= PROBLEM TO WORK ON =
From the listing that follows, reproduce only the lines from the one holding "Write the D3.js code for this chart." through the one holding "let padL = 70, padR", both included, with no pictures.

★ ★ ★ ★ ★ ★ ★

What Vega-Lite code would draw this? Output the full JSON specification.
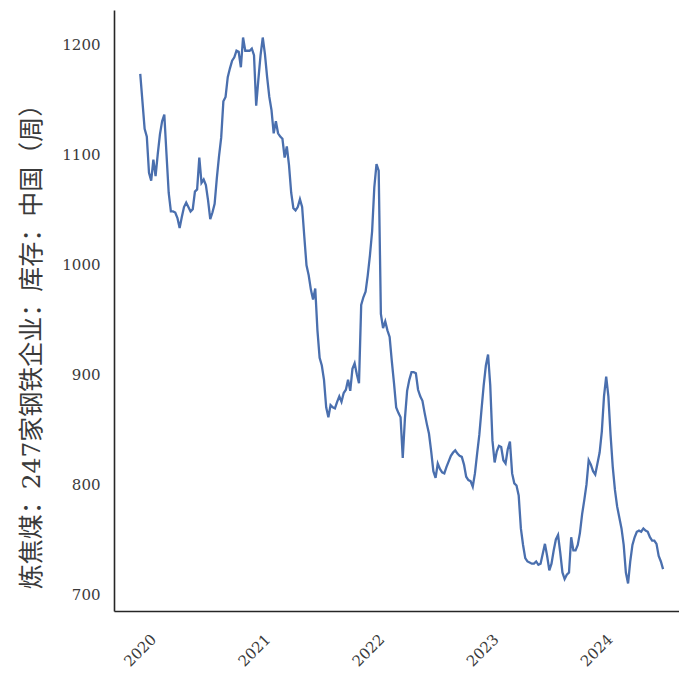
{
  "$schema": "https://vega.github.io/schema/vega-lite/v6.json",
  "autosize": {"type": "none"},
  "width": 575,
  "height": 601,
  "padding": {"left": 114, "top": 10, "right": 0, "bottom": 66},
  "background": "white",
  "config": {
    "view": {"stroke": null},
    "axis": {"grid": false, "ticks": false, "tickSize": 0, "domainColor": "#262626", "domainWidth": 1.6,
             "labelFont": "DejaVu Serif", "labelFontSize": 15, "labelColor": "#3a3a3a",
             "titleFont": "DejaVu Serif, Noto Sans CJK SC", "titleFontWeight": "normal", "titleColor": "#3a3a3a", "titleFontSize": 25}
  },
  "data": {"values": [
{"d":"2020-01-03","v":1173},{"d":"2020-01-10","v":1148},{"d":"2020-01-17","v":1123},{"d":"2020-01-24","v":1116},{"d":"2020-01-31","v":1083},{"d":"2020-02-07","v":1076},{"d":"2020-02-14","v":1095},{"d":"2020-02-21","v":1080},{"d":"2020-02-28","v":1100},{"d":"2020-03-06","v":1118},{"d":"2020-03-13","v":1130},{"d":"2020-03-20","v":1136},{"d":"2020-03-27","v":1100},{"d":"2020-04-03","v":1065},{"d":"2020-04-10","v":1048},{"d":"2020-04-17","v":1048},{"d":"2020-04-24","v":1047},{"d":"2020-05-01","v":1042},{"d":"2020-05-08","v":1033},{"d":"2020-05-15","v":1043},{"d":"2020-05-22","v":1052},{"d":"2020-05-29","v":1056},{"d":"2020-06-05","v":1052},{"d":"2020-06-12","v":1048},{"d":"2020-06-19","v":1050},{"d":"2020-06-26","v":1066},{"d":"2020-07-03","v":1068},{"d":"2020-07-10","v":1097},{"d":"2020-07-17","v":1074},{"d":"2020-07-24","v":1077},{"d":"2020-07-31","v":1072},{"d":"2020-08-07","v":1058},{"d":"2020-08-14","v":1041},{"d":"2020-08-21","v":1047},{"d":"2020-08-28","v":1055},{"d":"2020-09-04","v":1078},{"d":"2020-09-11","v":1098},{"d":"2020-09-18","v":1115},{"d":"2020-09-25","v":1148},{"d":"2020-10-02","v":1152},{"d":"2020-10-09","v":1170},{"d":"2020-10-16","v":1178},{"d":"2020-10-23","v":1185},{"d":"2020-10-30","v":1188},{"d":"2020-11-06","v":1194},{"d":"2020-11-13","v":1193},{"d":"2020-11-20","v":1179},{"d":"2020-11-27","v":1206},{"d":"2020-12-04","v":1194},{"d":"2020-12-11","v":1194},{"d":"2020-12-18","v":1194},{"d":"2020-12-25","v":1196},
{"d":"2021-01-01","v":1190},{"d":"2021-01-08","v":1144},{"d":"2021-01-15","v":1168},{"d":"2021-01-22","v":1190},{"d":"2021-01-29","v":1206},{"d":"2021-02-05","v":1191},{"d":"2021-02-12","v":1170},{"d":"2021-02-19","v":1152},{"d":"2021-02-26","v":1140},{"d":"2021-03-05","v":1119},{"d":"2021-03-12","v":1130},{"d":"2021-03-19","v":1119},{"d":"2021-03-26","v":1116},{"d":"2021-04-02","v":1114},{"d":"2021-04-09","v":1097},{"d":"2021-04-16","v":1107},{"d":"2021-04-23","v":1090},{"d":"2021-04-30","v":1065},{"d":"2021-05-07","v":1051},{"d":"2021-05-14","v":1049},{"d":"2021-05-21","v":1052},{"d":"2021-05-28","v":1059},{"d":"2021-06-04","v":1052},{"d":"2021-06-11","v":1025},{"d":"2021-06-18","v":999},{"d":"2021-06-25","v":990},{"d":"2021-07-02","v":977},{"d":"2021-07-09","v":968},{"d":"2021-07-16","v":978},{"d":"2021-07-23","v":940},{"d":"2021-07-30","v":915},{"d":"2021-08-06","v":908},{"d":"2021-08-13","v":895},{"d":"2021-08-20","v":870},{"d":"2021-08-27","v":861},{"d":"2021-09-03","v":872},{"d":"2021-09-10","v":870},{"d":"2021-09-17","v":869},{"d":"2021-09-24","v":875},{"d":"2021-10-01","v":880},{"d":"2021-10-08","v":875},{"d":"2021-10-15","v":883},{"d":"2021-10-22","v":886},{"d":"2021-10-29","v":895},{"d":"2021-11-05","v":885},{"d":"2021-11-12","v":905},{"d":"2021-11-19","v":910},{"d":"2021-11-26","v":900},{"d":"2021-12-03","v":892},{"d":"2021-12-10","v":963},{"d":"2021-12-17","v":970},{"d":"2021-12-24","v":975},{"d":"2021-12-31","v":990},
{"d":"2022-01-07","v":1008},{"d":"2022-01-14","v":1030},{"d":"2022-01-21","v":1070},{"d":"2022-01-28","v":1091},{"d":"2022-02-04","v":1085},{"d":"2022-02-11","v":955},{"d":"2022-02-18","v":942},{"d":"2022-02-25","v":948},{"d":"2022-03-04","v":940},{"d":"2022-03-11","v":934},{"d":"2022-03-18","v":912},{"d":"2022-03-25","v":892},{"d":"2022-04-01","v":870},{"d":"2022-04-08","v":865},{"d":"2022-04-15","v":861},{"d":"2022-04-22","v":824},{"d":"2022-04-29","v":860},{"d":"2022-05-06","v":885},{"d":"2022-05-13","v":895},{"d":"2022-05-20","v":902},{"d":"2022-05-27","v":902},{"d":"2022-06-03","v":901},{"d":"2022-06-10","v":886},{"d":"2022-06-17","v":880},{"d":"2022-06-24","v":876},{"d":"2022-07-01","v":865},{"d":"2022-07-08","v":855},{"d":"2022-07-15","v":846},{"d":"2022-07-22","v":830},{"d":"2022-07-29","v":812},{"d":"2022-08-05","v":806},{"d":"2022-08-12","v":819},{"d":"2022-08-19","v":814},{"d":"2022-08-26","v":811},{"d":"2022-09-02","v":810},{"d":"2022-09-09","v":816},{"d":"2022-09-16","v":821},{"d":"2022-09-23","v":826},{"d":"2022-09-30","v":829},{"d":"2022-10-07","v":831},{"d":"2022-10-14","v":828},{"d":"2022-10-21","v":826},{"d":"2022-10-28","v":825},{"d":"2022-11-04","v":818},{"d":"2022-11-11","v":807},{"d":"2022-11-18","v":804},{"d":"2022-11-25","v":803},{"d":"2022-12-02","v":798},{"d":"2022-12-09","v":810},{"d":"2022-12-16","v":828},{"d":"2022-12-23","v":845},{"d":"2022-12-30","v":868},
{"d":"2023-01-06","v":890},{"d":"2023-01-13","v":908},{"d":"2023-01-20","v":918},{"d":"2023-01-27","v":890},{"d":"2023-02-03","v":840},{"d":"2023-02-10","v":820},{"d":"2023-02-17","v":830},{"d":"2023-02-24","v":835},{"d":"2023-03-03","v":834},{"d":"2023-03-10","v":822},{"d":"2023-03-17","v":819},{"d":"2023-03-24","v":832},{"d":"2023-03-31","v":839},{"d":"2023-04-07","v":810},{"d":"2023-04-14","v":801},{"d":"2023-04-21","v":799},{"d":"2023-04-28","v":790},{"d":"2023-05-05","v":760},{"d":"2023-05-12","v":745},{"d":"2023-05-19","v":733},{"d":"2023-05-26","v":730},{"d":"2023-06-02","v":729},{"d":"2023-06-09","v":728},{"d":"2023-06-16","v":728},{"d":"2023-06-23","v":730},{"d":"2023-06-30","v":727},{"d":"2023-07-07","v":728},{"d":"2023-07-14","v":737},{"d":"2023-07-21","v":746},{"d":"2023-07-28","v":735},{"d":"2023-08-04","v":722},{"d":"2023-08-11","v":728},{"d":"2023-08-18","v":740},{"d":"2023-08-25","v":750},{"d":"2023-09-01","v":754},{"d":"2023-09-08","v":738},{"d":"2023-09-15","v":720},{"d":"2023-09-22","v":714},{"d":"2023-09-29","v":718},{"d":"2023-10-06","v":720},{"d":"2023-10-13","v":752},{"d":"2023-10-20","v":740},{"d":"2023-10-27","v":740},{"d":"2023-11-03","v":745},{"d":"2023-11-10","v":756},{"d":"2023-11-17","v":773},{"d":"2023-11-24","v":786},{"d":"2023-12-01","v":800},{"d":"2023-12-08","v":822},{"d":"2023-12-15","v":818},{"d":"2023-12-22","v":812},{"d":"2023-12-29","v":809},
{"d":"2024-01-05","v":819},{"d":"2024-01-12","v":829},{"d":"2024-01-19","v":848},{"d":"2024-01-26","v":880},{"d":"2024-02-02","v":898},{"d":"2024-02-09","v":880},{"d":"2024-02-16","v":845},{"d":"2024-02-23","v":816},{"d":"2024-03-01","v":795},{"d":"2024-03-08","v":780},{"d":"2024-03-15","v":770},{"d":"2024-03-22","v":760},{"d":"2024-03-29","v":745},{"d":"2024-04-05","v":720},{"d":"2024-04-12","v":710},{"d":"2024-04-19","v":730},{"d":"2024-04-26","v":745},{"d":"2024-05-03","v":752},{"d":"2024-05-10","v":757},{"d":"2024-05-17","v":758},{"d":"2024-05-24","v":757},{"d":"2024-05-31","v":760},{"d":"2024-06-07","v":758},{"d":"2024-06-14","v":757},{"d":"2024-06-21","v":752},{"d":"2024-06-28","v":749},{"d":"2024-07-05","v":749},{"d":"2024-07-12","v":746},{"d":"2024-07-19","v":735},{"d":"2024-07-26","v":730},{"d":"2024-08-02","v":723}
  ]},
  "mark": {"type": "line", "color": "#4a6fae", "strokeWidth": 2.3, "clip": true},
  "encoding": {
    "x": {"field": "d", "type": "temporal",
          "scale": {"type": "utc", "domain": [{"year": 2019, "month": 10, "date": 11, "utc": true}, {"year": 2024, "month": 10, "date": 24, "utc": true}], "nice": false},
          "axis": {"title": null, "format": "%Y", "tickCount": {"interval": "year", "step": 1}, "labelAngle": -45, "labelAlign": "center", "labelBaseline": "middle", "labelPadding": 39, "labelOverlap": false, "labelFlush": false}},
    "y": {"field": "v", "type": "quantitative",
          "scale": {"domain": [685, 1231], "nice": false, "zero": false},
          "axis": {"title": "炼焦煤：247家钢铁企业：库存：中国（周）", "format": "d", "values": [700, 800, 900, 1000, 1100, 1200], "labelPadding": 14, "titlePadding": 17, "titleY": 330}}
  }
}
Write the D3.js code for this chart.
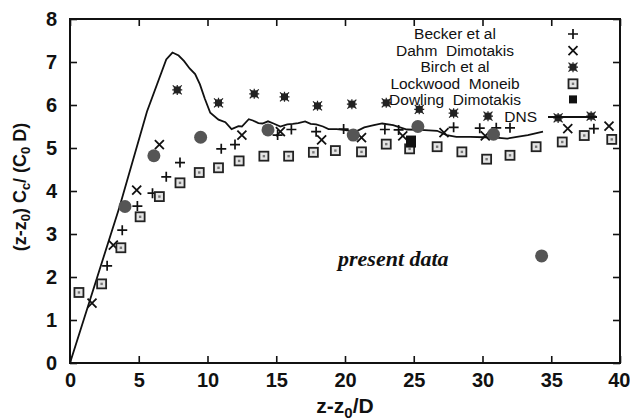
<!DOCTYPE html>
<html>
<head>
<meta charset="utf-8">
<script src="https://cdn.jsdelivr.net/npm/d3@7"></script>
<style>
body { margin: 0; background: #fff; }
text { font-family: "Liberation Sans", Arial, sans-serif; fill: #111; }
</style>
</head>
<body>
<script>
// data: [z-z0/D, (z-z0)Cc/(C0 D)]
let becker = [[2.7,2.26],[3.8,3.09],[4.9,3.65],[6.0,3.95],[7.0,4.33],[8.0,4.66],[11.0,4.98],[12.0,5.08],
  [15.1,5.30],[16.1,5.43],[17.9,5.38],[19.9,5.44],[22.9,5.43],[23.9,5.42],[27.9,5.48],[29.8,5.46],
  [31.0,5.47],[32.0,5.47],[38.1,5.45]];
let dahm = [[1.6,1.39],[3.15,2.74],[4.85,4.02],[6.5,5.08],[12.5,5.30],[15.3,5.38],[18.3,5.19],[21.2,5.24],
  [24.2,5.28],[27.2,5.36],[30.2,5.28],[36.2,5.45],[39.2,5.51]];
let birch = [[7.8,6.35],[10.8,6.05],[13.4,6.26],[15.6,6.19],[18.0,5.98],[20.5,6.02],[23.0,6.05],[25.4,5.90],
  [27.9,5.81],[30.4,5.74],[35.5,5.70],[37.9,5.74]];
let lockwood = [[0.65,1.64],[2.3,1.84],[3.7,2.68],[5.1,3.40],[6.5,3.87],[8.0,4.19],[9.4,4.43],[10.8,4.54],
  [12.3,4.70],[14.1,4.81],[15.9,4.81],[17.7,4.90],[19.3,4.94],[21.2,4.91],[23.0,5.09],[24.7,4.98],
  [26.7,5.03],[28.5,4.91],[30.3,4.74],[32.0,4.83],[33.9,5.03],[35.8,5.14],[37.4,5.29],[39.4,5.20]];
let dowling = [[24.8,5.15]];
let present = [[4.0,3.64],[6.1,4.82],[9.5,5.25],[14.4,5.42],[20.6,5.30],[25.3,5.50],[30.8,5.32],[34.3,2.49]];
let dns = [[0,0],[3.6,3.63],[5.6,5.85],[7.0,7.06],[7.45,7.22],[7.9,7.15],[8.3,7.02],[8.7,6.85],[9.1,6.72],
  [9.45,6.48],[9.8,6.15],[10.2,5.82],[10.8,5.66],[11.3,5.60],[11.75,5.44],[12.25,5.51],[12.5,5.50],
  [13.0,5.67],[13.3,5.64],[13.7,5.58],[14.0,5.57],[14.4,5.62],[14.8,5.57],[15.3,5.50],[15.8,5.55],
  [16.2,5.56],[16.6,5.58],[17.1,5.62],[17.5,5.56],[17.9,5.55],[18.4,5.50],[18.8,5.44],[19.4,5.44],
  [19.9,5.42],[20.4,5.40],[20.9,5.40],[21.4,5.48],[22.1,5.53],[22.7,5.57],[23.5,5.53],[24.0,5.48],
  [24.5,5.43],[25.5,5.42],[26.7,5.40],[27.4,5.30],[28.1,5.26],[29.1,5.26],[30.1,5.25],[31.0,5.24],
  [31.8,5.22],[32.5,5.26],[33.3,5.30],[34.4,5.38]];

let xTicks = [0,5,10,15,20,25,30,35,40];
let yTicks = [0,1,2,3,4,5,6,7,8];
let legendNames = ["Becker et al","Dahm  Dimotakis","Birch et al","Lockwood  Moneib","Dowling  Dimotakis","DNS"];
let legendKinds = ["plus","cross","birch","box","filled","line"];

let w = 630, h = 420;
let padL = 70, padR = 620, padT = 19, padB = 363;

let svg = d3.select("body").append("svg")
  .attr("width", w)
  .attr("height", h);

let xScale = d3.scaleLinear().domain([0,40]).range([padL,padR]);
let yScale = d3.scaleLinear().domain([0,8]).range([padB,padT]);

// axes, ticks pointing inward
let axes = [
  [d3.axisBottom(xScale).tickValues(xTicks).tickSize(-7).tickPadding(10), "translate(0," + padB + ")"],
  [d3.axisTop(xScale).tickValues(xTicks).tickSize(-7).tickFormat(""), "translate(0," + padT + ")"],
  [d3.axisLeft(yScale).tickValues(yTicks).tickSize(-7).tickPadding(13), "translate(" + padL + ",0)"],
  [d3.axisRight(yScale).tickValues(yTicks).tickSize(-7).tickFormat(""), "translate(" + padR + ",0)"]
];
axes.forEach(a => {
  let g = svg.append("g").attr("transform", a[1]).call(a[0]);
  g.select(".domain").remove();
  g.selectAll("line").attr("stroke", "#111").attr("stroke-width", 1.6);
  g.selectAll("text").style("font-size", "20px").style("font-weight", "bold")
    .style("font-family", '"Liberation Sans", Arial, sans-serif').attr("fill", "#111");
});
// last x label sits against the page edge
svg.selectAll("text").filter(function() { return d3.select(this).text() == "40"; })
  .attr("text-anchor", "end").attr("dx", 10);

svg.append("rect")
  .attr("x", padL).attr("y", padT)
  .attr("width", padR - padL).attr("height", padB - padT)
  .attr("fill", "none").attr("stroke", "#111").attr("stroke-width", 2);

function marker(g, kind, x, y) {
  let m = g.append("g").attr("transform", "translate(" + x + "," + y + ")");
  if (kind == "plus") {
    m.append("path").attr("d", "M-5,0H5M0,-5V5").attr("stroke", "#111").attr("stroke-width", 1.7);
  } else if (kind == "cross") {
    m.append("path").attr("d", "M-4.5,-4.5L4.5,4.5M-4.5,4.5L4.5,-4.5").attr("stroke", "#111").attr("stroke-width", 1.8);
  } else if (kind == "birch") {
    m.append("rect").attr("x", -3.5).attr("y", -3.5).attr("width", 7).attr("height", 7).attr("fill", "#222");
    m.append("path").attr("d", "M-4.5,-4.5L4.5,4.5M-4.5,4.5L4.5,-4.5M-5,0H5M0,-5V5").attr("stroke", "#222").attr("stroke-width", 1.2);
  } else if (kind == "box") {
    m.append("rect").attr("x", -4.5).attr("y", -4.5).attr("width", 9).attr("height", 9)
      .attr("fill", "#e4e4e4").attr("stroke", "#222").attr("stroke-width", 1.8);
    m.append("rect").attr("x", -1.2).attr("y", -1.2).attr("width", 2.4).attr("height", 2.4).attr("fill", "#777");
  } else if (kind == "filled") {
    m.append("rect").attr("x", -5).attr("y", -6).attr("width", 10).attr("height", 12).attr("fill", "#111");
  } else if (kind == "present") {
    m.append("circle").attr("r", 6.5).attr("fill", "#555");
  }
}

let line = d3.line().x(d => xScale(d[0])).y(d => yScale(d[1]));
svg.append("path")
  .datum(dns)
  .attr("d", line)
  .attr("fill", "none")
  .attr("stroke", "#111")
  .attr("stroke-width", 1.8);

let marks = svg.append("g");
becker.forEach(d => marker(marks, "plus", xScale(d[0]), yScale(d[1])));
dahm.forEach(d => marker(marks, "cross", xScale(d[0]), yScale(d[1])));
birch.forEach(d => marker(marks, "birch", xScale(d[0]), yScale(d[1])));
lockwood.forEach(d => marker(marks, "box", xScale(d[0]), yScale(d[1])));
dowling.forEach(d => marker(marks, "filled", xScale(d[0]), yScale(d[1])));
present.forEach(d => marker(marks, "present", xScale(d[0]), yScale(d[1])));

// legend
let legend = svg.append("g");
legendNames.forEach((name, i) => {
  let yy = 39 + i * 16.6;
  legend.append("text")
    .attr("x", i == 5 ? 537 : 455)
    .attr("y", yy)
    .attr("text-anchor", i == 5 ? "end" : "middle")
    .style("font-size", "15.5px")
    .style("white-space", "pre")
    .text(name);
  let k = legendKinds[i];
  if (k == "line") {
    legend.append("line").attr("x1", 548).attr("x2", 597).attr("y1", yy - 5).attr("y2", yy - 5)
      .attr("stroke", "#111").attr("stroke-width", 1.8);
  } else if (k == "filled") {
    legend.append("rect").attr("x", 569).attr("y", yy - 10).attr("width", 8).attr("height", 8).attr("fill", "#111");
  } else {
    marker(legend, k, 573, yy - 5);
  }
});

svg.append("text")
  .attr("x", 338).attr("y", 266)
  .style("font-family", '"Liberation Serif", "Times New Roman", serif')
  .style("font-style", "italic").style("font-weight", "bold").style("font-size", "22px")
  .text("present data");

// axis titles
let xt = svg.append("text")
  .attr("x", 345).attr("y", 413)
  .attr("text-anchor", "middle")
  .style("font-size", "21px").style("font-weight", "bold");
xt.append("tspan").text("z-z");
xt.append("tspan").attr("dy", 5).style("font-size", "15px").text("0");
xt.append("tspan").attr("dy", -5).text("/D");

let yt = svg.append("text")
  .attr("transform", "translate(26,187) rotate(-90)")
  .attr("text-anchor", "middle")
  .style("font-size", "18px").style("font-weight", "bold");
yt.append("tspan").text("(z-z");
yt.append("tspan").attr("dy", 4).style("font-size", "13px").text("0");
yt.append("tspan").attr("dy", -4).text(") C");
yt.append("tspan").attr("dy", 4).style("font-size", "13px").text("c");
yt.append("tspan").attr("dy", -4).text("/ (C");
yt.append("tspan").attr("dy", 4).style("font-size", "13px").text("0");
yt.append("tspan").attr("dy", -4).text(" D)");
</script>
</body>
</html>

★ ★ ★ ★ ★ ★ ★

= TASK ANSWER =
Write the D3.js code for this chart.
<!DOCTYPE html>
<html>
<head>
<meta charset="utf-8">
<script src="https://cdn.jsdelivr.net/npm/d3@7"></script>
<style>
body { margin: 0; background: #fff; }
text { font-family: "Liberation Sans", Arial, sans-serif; fill: #111; }
</style>
</head>
<body>
<script>
// data: [z-z0/D, (z-z0)Cc/(C0 D)]
let becker = [[2.7,2.26],[3.8,3.09],[4.9,3.65],[6.0,3.95],[7.0,4.33],[8.0,4.66],[11.0,4.98],[12.0,5.08],
  [15.1,5.30],[16.1,5.43],[17.9,5.38],[19.9,5.44],[22.9,5.43],[23.9,5.42],[27.9,5.48],[29.8,5.46],
  [31.0,5.47],[32.0,5.47],[38.1,5.45]];
let dahm = [[1.6,1.39],[3.15,2.74],[4.85,4.02],[6.5,5.08],[12.5,5.30],[15.3,5.38],[18.3,5.19],[21.2,5.24],
  [24.2,5.28],[27.2,5.36],[30.2,5.28],[36.2,5.45],[39.2,5.51]];
let birch = [[7.8,6.35],[10.8,6.05],[13.4,6.26],[15.6,6.19],[18.0,5.98],[20.5,6.02],[23.0,6.05],[25.4,5.90],
  [27.9,5.81],[30.4,5.74],[35.5,5.70],[37.9,5.74]];
let lockwood = [[0.65,1.64],[2.3,1.84],[3.7,2.68],[5.1,3.40],[6.5,3.87],[8.0,4.19],[9.4,4.43],[10.8,4.54],
  [12.3,4.70],[14.1,4.81],[15.9,4.81],[17.7,4.90],[19.3,4.94],[21.2,4.91],[23.0,5.09],[24.7,4.98],
  [26.7,5.03],[28.5,4.91],[30.3,4.74],[32.0,4.83],[33.9,5.03],[35.8,5.14],[37.4,5.29],[39.4,5.20]];
let dowling = [[24.8,5.15]];
let present = [[4.0,3.64],[6.1,4.82],[9.5,5.25],[14.4,5.42],[20.6,5.30],[25.3,5.50],[30.8,5.32],[34.3,2.49]];
let dns = [[0,0],[3.6,3.63],[5.6,5.85],[7.0,7.06],[7.45,7.22],[7.9,7.15],[8.3,7.02],[8.7,6.85],[9.1,6.72],
  [9.45,6.48],[9.8,6.15],[10.2,5.82],[10.8,5.66],[11.3,5.60],[11.75,5.44],[12.25,5.51],[12.5,5.50],
  [13.0,5.67],[13.3,5.64],[13.7,5.58],[14.0,5.57],[14.4,5.62],[14.8,5.57],[15.3,5.50],[15.8,5.55],
  [16.2,5.56],[16.6,5.58],[17.1,5.62],[17.5,5.56],[17.9,5.55],[18.4,5.50],[18.8,5.44],[19.4,5.44],
  [19.9,5.42],[20.4,5.40],[20.9,5.40],[21.4,5.48],[22.1,5.53],[22.7,5.57],[23.5,5.53],[24.0,5.48],
  [24.5,5.43],[25.5,5.42],[26.7,5.40],[27.4,5.30],[28.1,5.26],[29.1,5.26],[30.1,5.25],[31.0,5.24],
  [31.8,5.22],[32.5,5.26],[33.3,5.30],[34.4,5.38]];

let xTicks = [0,5,10,15,20,25,30,35,40];
let yTicks = [0,1,2,3,4,5,6,7,8];
let legendNames = ["Becker et al","Dahm  Dimotakis","Birch et al","Lockwood  Moneib","Dowling  Dimotakis","DNS"];
let legendKinds = ["plus","cross","birch","box","filled","line"];

let w = 630, h = 420;
let padL = 70, padR = 620, padT = 19, padB = 363;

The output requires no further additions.